Topic
  • 6 replies
  • Latest Post - ‏2013-03-12T16:43:27Z by SystemAdmin
SystemAdmin
SystemAdmin
2092 Posts

Pinned topic architecture question -- large GPFS servers or SAN-attached GPFS clients

‏2013-03-11T19:14:56Z |
I'm in the process of planning a new HPC cluster, and I'd appreciate
getting some feedback on different approaches to the GPFS architecture.

The cluster will have about 25~50 nodes initially (up to 1000 CPU-cores),
expected to grow to about 50~80 nodes.

The jobs are primarily independent, single-threaded, with a mixture of
small- medium-sized IO, and a lot of random access. It is very common to
have 100s of jobs, each accessing the same directories, often with an overlap
of the same data files.

For example, many jobs on different nodes will use the same executable
and the same baseline data models, but will differ in individual data
files to compare to the model.

My goal is to ensure reasonable performance, particularly when there's
a lot of contention from multiple jobs accessing the same meta-data and
some of the same data files.

My question here is in a choice between two GPFS archicture designs.
The storage array configurations, drive types, RAID types, etc. are
also being examined separately.
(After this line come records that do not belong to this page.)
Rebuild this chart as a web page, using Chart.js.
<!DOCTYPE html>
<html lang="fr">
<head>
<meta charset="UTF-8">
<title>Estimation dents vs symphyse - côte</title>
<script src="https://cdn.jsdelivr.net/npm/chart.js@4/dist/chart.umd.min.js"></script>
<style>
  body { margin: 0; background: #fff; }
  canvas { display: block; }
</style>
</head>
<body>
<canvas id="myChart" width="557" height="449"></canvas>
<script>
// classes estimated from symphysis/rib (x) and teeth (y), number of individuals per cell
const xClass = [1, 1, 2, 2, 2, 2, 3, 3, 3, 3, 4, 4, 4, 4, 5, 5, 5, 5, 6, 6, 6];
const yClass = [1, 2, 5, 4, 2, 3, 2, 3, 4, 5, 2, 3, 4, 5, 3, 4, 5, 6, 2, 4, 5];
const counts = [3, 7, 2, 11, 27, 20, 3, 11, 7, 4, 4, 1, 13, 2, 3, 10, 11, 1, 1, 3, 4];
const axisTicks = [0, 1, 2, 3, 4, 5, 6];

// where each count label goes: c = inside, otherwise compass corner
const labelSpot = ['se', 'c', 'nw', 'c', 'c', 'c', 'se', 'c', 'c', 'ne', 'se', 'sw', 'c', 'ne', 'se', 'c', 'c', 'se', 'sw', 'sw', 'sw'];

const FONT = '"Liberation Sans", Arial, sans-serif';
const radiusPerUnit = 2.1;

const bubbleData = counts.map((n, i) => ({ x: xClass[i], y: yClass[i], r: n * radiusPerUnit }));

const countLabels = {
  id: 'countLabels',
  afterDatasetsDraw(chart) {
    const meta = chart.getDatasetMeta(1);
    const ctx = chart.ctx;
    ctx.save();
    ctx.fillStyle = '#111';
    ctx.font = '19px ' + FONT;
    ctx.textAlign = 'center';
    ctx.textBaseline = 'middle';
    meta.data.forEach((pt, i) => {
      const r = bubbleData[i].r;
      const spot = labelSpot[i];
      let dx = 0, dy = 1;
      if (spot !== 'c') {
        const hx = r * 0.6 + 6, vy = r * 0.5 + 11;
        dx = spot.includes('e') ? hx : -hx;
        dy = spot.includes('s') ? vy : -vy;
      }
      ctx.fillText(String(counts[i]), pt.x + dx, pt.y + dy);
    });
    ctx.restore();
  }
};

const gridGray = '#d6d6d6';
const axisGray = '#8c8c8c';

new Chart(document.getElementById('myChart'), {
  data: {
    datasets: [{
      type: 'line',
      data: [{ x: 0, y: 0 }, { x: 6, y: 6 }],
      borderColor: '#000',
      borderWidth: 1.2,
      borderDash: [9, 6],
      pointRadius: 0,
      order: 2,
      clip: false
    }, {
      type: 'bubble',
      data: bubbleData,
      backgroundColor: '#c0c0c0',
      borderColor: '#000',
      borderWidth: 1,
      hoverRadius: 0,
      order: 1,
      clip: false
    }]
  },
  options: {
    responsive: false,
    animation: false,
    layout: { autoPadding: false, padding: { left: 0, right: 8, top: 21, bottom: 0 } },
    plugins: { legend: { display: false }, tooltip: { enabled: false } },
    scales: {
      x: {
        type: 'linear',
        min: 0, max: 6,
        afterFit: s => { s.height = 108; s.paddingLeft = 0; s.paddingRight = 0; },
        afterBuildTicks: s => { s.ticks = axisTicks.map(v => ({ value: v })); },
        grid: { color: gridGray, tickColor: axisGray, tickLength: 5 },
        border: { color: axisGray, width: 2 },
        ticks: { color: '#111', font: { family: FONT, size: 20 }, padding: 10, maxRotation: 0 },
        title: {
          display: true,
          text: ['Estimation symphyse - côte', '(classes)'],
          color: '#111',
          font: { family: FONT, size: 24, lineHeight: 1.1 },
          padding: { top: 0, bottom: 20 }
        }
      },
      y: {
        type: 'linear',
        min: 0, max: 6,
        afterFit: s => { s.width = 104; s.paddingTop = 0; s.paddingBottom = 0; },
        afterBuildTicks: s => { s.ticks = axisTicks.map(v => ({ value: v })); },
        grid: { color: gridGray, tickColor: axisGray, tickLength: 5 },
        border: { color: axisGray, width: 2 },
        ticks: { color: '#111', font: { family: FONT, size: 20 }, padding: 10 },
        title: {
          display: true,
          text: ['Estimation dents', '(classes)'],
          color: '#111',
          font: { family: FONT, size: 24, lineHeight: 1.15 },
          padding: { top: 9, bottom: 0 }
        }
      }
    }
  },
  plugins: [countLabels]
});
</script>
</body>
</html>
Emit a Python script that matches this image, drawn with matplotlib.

I'd really like to hear any suggestions
about these (or other) configurations:

.h2 [1] Large GPFS servers
  • About 5 GPFS servers with significant RAM. Each GPFS server would be connected to storage via an 8Gb/s fibre SAN (multiple paths) to storage arrays.
  • Each GPFS server would provide NSDs via 10Gb/s and 1Gb/s (for legacy servers) ethernet to GPFS clients (computational compute nodes).
  • Since the GPFS clients would not be SAN attached with direct access to block storage, and many clients (~50) will access similar data (and the same directories) for many jobs, it seems like it would make sense to do a lot of caching on the GPFS servers. Multiple clients would benefit by reading from the same cached data on the servers.

  • I'm thinking of sizing caches to handle 1~2GB per core in the compute nodes, divided by the number of GPFS servers. This would mean caching (maxFilesToCache, pagepool, maxStatCache) on the GPFS servers of about 200GB+ on each GPFS server.

Questions:

Is there any way to configure GPFS so that the GPFS servers can do a large amount of caching without requiring the same resources on the GPFS clients?

Is there any way to configure the GPFS clients so that their RAM can be used primarily for computational jobs?

.h2 [2] Direct-attached GPFS clients
  • About 3~5 GPFS servers with modest resources (8CPU-cores, ~60GB RAM).

  • Each GPFS server and client (HPC compute node) would be directly connected to the SAN (8Gb/s fibre, iSCSI over 10Gb/s ethernet, FCoE over 10Gb/s ethernet).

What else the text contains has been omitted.